Quote the data below in full, minus the images.

* START *

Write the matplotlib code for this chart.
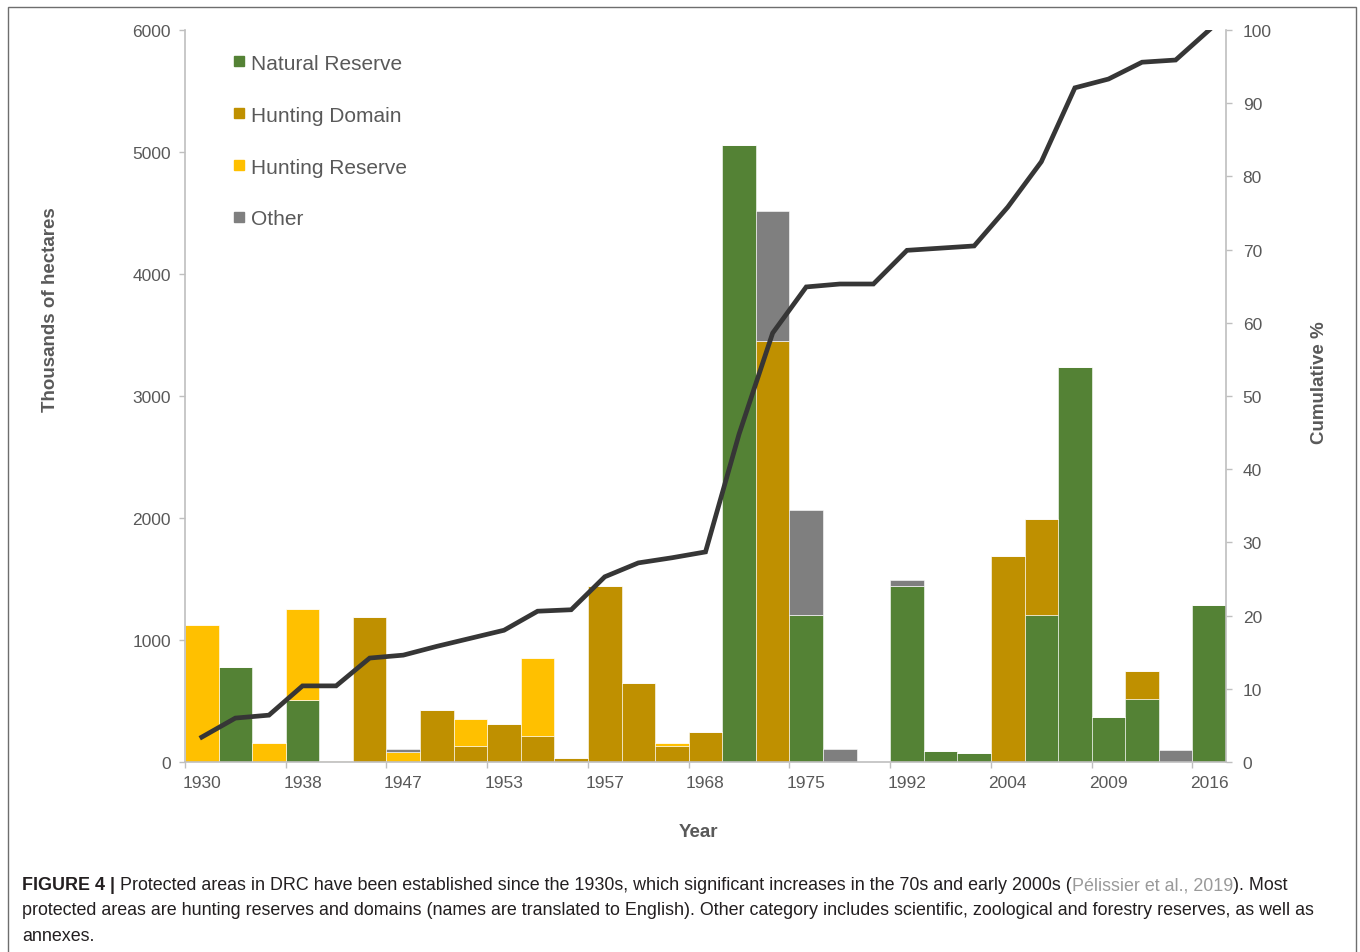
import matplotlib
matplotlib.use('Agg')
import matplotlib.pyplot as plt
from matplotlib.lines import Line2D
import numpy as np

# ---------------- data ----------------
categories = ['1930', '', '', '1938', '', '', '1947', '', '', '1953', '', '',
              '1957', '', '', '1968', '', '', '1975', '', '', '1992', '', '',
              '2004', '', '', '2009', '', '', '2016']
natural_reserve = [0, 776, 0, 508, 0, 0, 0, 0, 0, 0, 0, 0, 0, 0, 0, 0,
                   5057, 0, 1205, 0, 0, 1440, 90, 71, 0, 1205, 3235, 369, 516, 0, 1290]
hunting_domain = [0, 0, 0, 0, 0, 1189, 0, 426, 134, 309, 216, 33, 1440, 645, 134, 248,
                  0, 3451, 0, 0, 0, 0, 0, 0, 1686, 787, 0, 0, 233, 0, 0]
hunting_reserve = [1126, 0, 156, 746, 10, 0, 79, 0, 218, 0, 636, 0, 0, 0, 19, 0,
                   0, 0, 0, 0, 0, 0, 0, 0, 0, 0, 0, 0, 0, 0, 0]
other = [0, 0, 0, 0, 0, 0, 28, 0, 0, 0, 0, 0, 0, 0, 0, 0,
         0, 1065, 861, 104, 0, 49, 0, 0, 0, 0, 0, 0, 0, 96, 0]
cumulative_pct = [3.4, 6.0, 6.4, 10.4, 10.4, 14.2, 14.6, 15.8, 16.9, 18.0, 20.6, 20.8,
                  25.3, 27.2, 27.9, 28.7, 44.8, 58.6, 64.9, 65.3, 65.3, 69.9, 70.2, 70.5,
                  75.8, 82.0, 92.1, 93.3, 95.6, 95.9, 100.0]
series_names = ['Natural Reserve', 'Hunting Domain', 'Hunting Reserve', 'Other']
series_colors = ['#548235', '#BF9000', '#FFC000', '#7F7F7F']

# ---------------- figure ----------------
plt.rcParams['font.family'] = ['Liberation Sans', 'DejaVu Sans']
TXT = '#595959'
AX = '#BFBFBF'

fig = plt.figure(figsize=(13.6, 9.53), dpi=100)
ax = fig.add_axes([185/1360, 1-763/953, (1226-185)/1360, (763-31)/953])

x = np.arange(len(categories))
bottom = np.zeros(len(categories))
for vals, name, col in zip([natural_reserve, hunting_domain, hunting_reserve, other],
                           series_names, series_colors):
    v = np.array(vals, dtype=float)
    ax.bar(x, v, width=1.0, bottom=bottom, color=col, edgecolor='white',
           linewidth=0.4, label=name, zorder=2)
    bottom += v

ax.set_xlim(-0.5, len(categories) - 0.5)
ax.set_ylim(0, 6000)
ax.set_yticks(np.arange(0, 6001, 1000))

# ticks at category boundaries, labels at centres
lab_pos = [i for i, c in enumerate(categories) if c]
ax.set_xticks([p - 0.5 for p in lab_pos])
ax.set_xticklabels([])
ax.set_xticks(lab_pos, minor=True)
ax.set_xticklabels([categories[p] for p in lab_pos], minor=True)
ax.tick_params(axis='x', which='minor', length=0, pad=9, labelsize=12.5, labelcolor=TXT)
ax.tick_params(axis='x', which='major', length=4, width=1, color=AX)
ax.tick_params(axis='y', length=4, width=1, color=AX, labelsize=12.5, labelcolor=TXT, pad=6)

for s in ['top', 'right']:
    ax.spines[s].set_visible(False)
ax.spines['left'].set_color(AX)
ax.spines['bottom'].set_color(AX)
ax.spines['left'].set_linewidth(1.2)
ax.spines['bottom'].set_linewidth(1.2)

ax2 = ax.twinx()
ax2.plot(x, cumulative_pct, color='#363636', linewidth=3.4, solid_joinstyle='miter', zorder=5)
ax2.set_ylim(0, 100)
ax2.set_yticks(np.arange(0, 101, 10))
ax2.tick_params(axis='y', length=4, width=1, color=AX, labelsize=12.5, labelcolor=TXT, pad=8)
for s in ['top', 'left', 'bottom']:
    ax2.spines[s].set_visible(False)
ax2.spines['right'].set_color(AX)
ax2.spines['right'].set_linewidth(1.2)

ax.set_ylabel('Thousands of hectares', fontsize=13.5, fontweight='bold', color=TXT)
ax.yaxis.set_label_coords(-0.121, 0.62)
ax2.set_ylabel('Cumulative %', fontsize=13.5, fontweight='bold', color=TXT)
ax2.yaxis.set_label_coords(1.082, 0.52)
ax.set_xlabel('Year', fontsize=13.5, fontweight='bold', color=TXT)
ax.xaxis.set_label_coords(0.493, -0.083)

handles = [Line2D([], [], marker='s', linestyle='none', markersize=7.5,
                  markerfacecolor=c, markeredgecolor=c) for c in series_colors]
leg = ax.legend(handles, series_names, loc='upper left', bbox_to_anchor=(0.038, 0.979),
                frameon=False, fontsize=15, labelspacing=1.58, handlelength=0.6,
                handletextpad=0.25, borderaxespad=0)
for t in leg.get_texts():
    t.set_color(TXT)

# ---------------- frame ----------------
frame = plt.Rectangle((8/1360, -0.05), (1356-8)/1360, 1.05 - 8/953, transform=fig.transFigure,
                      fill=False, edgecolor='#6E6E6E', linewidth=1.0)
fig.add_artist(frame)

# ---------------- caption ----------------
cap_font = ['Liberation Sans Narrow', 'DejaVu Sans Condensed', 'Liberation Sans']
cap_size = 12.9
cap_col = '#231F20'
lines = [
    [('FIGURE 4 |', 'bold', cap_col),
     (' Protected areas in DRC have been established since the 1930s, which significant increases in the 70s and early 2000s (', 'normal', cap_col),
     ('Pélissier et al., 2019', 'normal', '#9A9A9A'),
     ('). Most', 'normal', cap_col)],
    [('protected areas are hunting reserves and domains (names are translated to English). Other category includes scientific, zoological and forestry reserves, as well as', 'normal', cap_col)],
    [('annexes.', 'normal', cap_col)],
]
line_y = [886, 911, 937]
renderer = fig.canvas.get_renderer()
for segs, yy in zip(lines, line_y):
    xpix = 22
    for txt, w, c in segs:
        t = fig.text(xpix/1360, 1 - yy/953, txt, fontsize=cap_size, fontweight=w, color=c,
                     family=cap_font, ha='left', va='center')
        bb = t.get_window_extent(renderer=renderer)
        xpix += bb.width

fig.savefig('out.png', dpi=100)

* END *

(FINAL RESULT):
Write the matplotlib code for this chart.
import matplotlib
matplotlib.use('Agg')
import matplotlib.pyplot as plt
from matplotlib.lines import Line2D
import numpy as np

# ---------------- data ----------------
categories = ['1930', '', '', '1938', '', '', '1947', '', '', '1953', '', '',
              '1957', '', '', '1968', '', '', '1975', '', '', '1992', '', '',
              '2004', '', '', '2009', '', '', '2016']
natural_reserve = [0, 776, 0, 508, 0, 0, 0, 0, 0, 0, 0, 0, 0, 0, 0, 0,
                   5057, 0, 1205, 0, 0, 1440, 90, 71, 0, 1205, 3235, 369, 516, 0, 1290]
hunting_domain = [0, 0, 0, 0, 0, 1189, 0, 426, 134, 309, 216, 33, 1440, 645, 134, 248,
                  0, 3451, 0, 0, 0, 0, 0, 0, 1686, 787, 0, 0, 233, 0, 0]
hunting_reserve = [1126, 0, 156, 746, 10, 0, 79, 0, 218, 0, 636, 0, 0, 0, 19, 0,
                   0, 0, 0, 0, 0, 0, 0, 0, 0, 0, 0, 0, 0, 0, 0]
other = [0, 0, 0, 0, 0, 0, 28, 0, 0, 0, 0, 0, 0, 0, 0, 0,
         0, 1065, 861, 104, 0, 49, 0, 0, 0, 0, 0, 0, 0, 96, 0]
cumulative_pct = [3.4, 6.0, 6.4, 10.4, 10.4, 14.2, 14.6, 15.8, 16.9, 18.0, 20.6, 20.8,
                  25.3, 27.2, 27.9, 28.7, 44.8, 58.6, 64.9, 65.3, 65.3, 69.9, 70.2, 70.5,
                  75.8, 82.0, 92.1, 93.3, 95.6, 95.9, 100.0]
series_names = ['Natural Reserve', 'Hunting Domain', 'Hunting Reserve', 'Other']
series_colors = ['#548235', '#BF9000', '#FFC000', '#7F7F7F']

# ---------------- figure ----------------
plt.rcParams['font.family'] = ['Liberation Sans', 'DejaVu Sans']
TXT = '#595959'
AX = '#BFBFBF'

fig = plt.figure(figsize=(13.6, 9.53), dpi=100)
ax = fig.add_axes([185/1360, 1-763/953, (1226-185)/1360, (763-31)/953])

x = np.arange(len(categories))
bottom = np.zeros(len(categories))
for vals, name, col in zip([natural_reserve, hunting_domain, hunting_reserve, other],
                           series_names, series_colors):
    v = np.array(vals, dtype=float)
    ax.bar(x, v, width=1.0, bottom=bottom, color=col, edgecolor='white',
           linewidth=0.4, label=name, zorder=2)
    bottom += v

ax.set_xlim(-0.5, len(categories) - 0.5)
ax.set_ylim(0, 6000)
ax.set_yticks(np.arange(0, 6001, 1000))

# ticks at category boundaries, labels at centres
lab_pos = [i for i, c in enumerate(categories) if c]
ax.set_xticks([p - 0.5 for p in lab_pos])
ax.set_xticklabels([])
ax.set_xticks(lab_pos, minor=True)
ax.set_xticklabels([categories[p] for p in lab_pos], minor=True)
ax.tick_params(axis='x', which='minor', length=0, pad=9, labelsize=12.5, labelcolor=TXT)
ax.tick_params(axis='x', which='major', length=4, width=1, color=AX)
ax.tick_params(axis='y', length=4, width=1, color=AX, labelsize=12.5, labelcolor=TXT, pad=6)

for s in ['top', 'right']:
    ax.spines[s].set_visible(False)
ax.spines['left'].set_color(AX)
ax.spines['bottom'].set_color(AX)
ax.spines['left'].set_linewidth(1.2)
ax.spines['bottom'].set_linewidth(1.2)

ax2 = ax.twinx()
ax2.plot(x, cumulative_pct, color='#363636', linewidth=3.4, solid_joinstyle='miter', zorder=5)
ax2.set_ylim(0, 100)
ax2.set_yticks(np.arange(0, 101, 10))
ax2.tick_params(axis='y', length=4, width=1, color=AX, labelsize=12.5, labelcolor=TXT, pad=8)
for s in ['top', 'left', 'bottom']:
    ax2.spines[s].set_visible(False)
ax2.spines['right'].set_color(AX)
ax2.spines['right'].set_linewidth(1.2)

ax.set_ylabel('Thousands of hectares', fontsize=13.5, fontweight='bold', color=TXT)
ax.yaxis.set_label_coords(-0.121, 0.62)
ax2.set_ylabel('Cumulative %', fontsize=13.5, fontweight='bold', color=TXT)
ax2.yaxis.set_label_coords(1.082, 0.52)
ax.set_xlabel('Year', fontsize=13.5, fontweight='bold', color=TXT)
ax.xaxis.set_label_coords(0.493, -0.083)

handles = [Line2D([], [], marker='s', linestyle='none', markersize=7.5,
                  markerfacecolor=c, markeredgecolor=c) for c in series_colors]
leg = ax.legend(handles, series_names, loc='upper left', bbox_to_anchor=(0.038, 0.979),
                frameon=False, fontsize=15, labelspacing=1.58, handlelength=0.6,
                handletextpad=0.25, borderaxespad=0)
for t in leg.get_texts():
    t.set_color(TXT)

# ---------------- frame ----------------
frame = plt.Rectangle((8/1360, -0.05), (1356-8)/1360, 1.05 - 8/953, transform=fig.transFigure,
                      fill=False, edgecolor='#6E6E6E', linewidth=1.0)
fig.add_artist(frame)

# ---------------- caption ----------------
cap_font = ['Liberation Sans Narrow', 'DejaVu Sans Condensed', 'Liberation Sans']
cap_size = 12.9
cap_col = '#231F20'
lines = [
    [('FIGURE 4 |', 'bold', cap_col),
     (' Protected areas in DRC have been established since the 1930s, which significant increases in the 70s and early 2000s (', 'normal', cap_col),
     ('Pélissier et al., 2019', 'normal', '#9A9A9A'),
     ('). Most', 'normal', cap_col)],
    [('protected areas are hunting reserves and domains (names are translated to English). Other category includes scientific, zoological and forestry reserves, as well as', 'normal', cap_col)],
    [('annexes.', 'normal', cap_col)],
]
line_y = [886, 911, 937]
renderer = fig.canvas.get_renderer()
for segs, yy in zip(lines, line_y):
    xpix = 22
    for txt, w, c in segs:
        t = fig.text(xpix/1360, 1 - yy/953, txt, fontsize=cap_size, fontweight=w, color=c,
                     family=cap_font, ha='left', va='center')
        bb = t.get_window_extent(renderer=renderer)
        xpix += bb.width

fig.savefig('out.png', dpi=100)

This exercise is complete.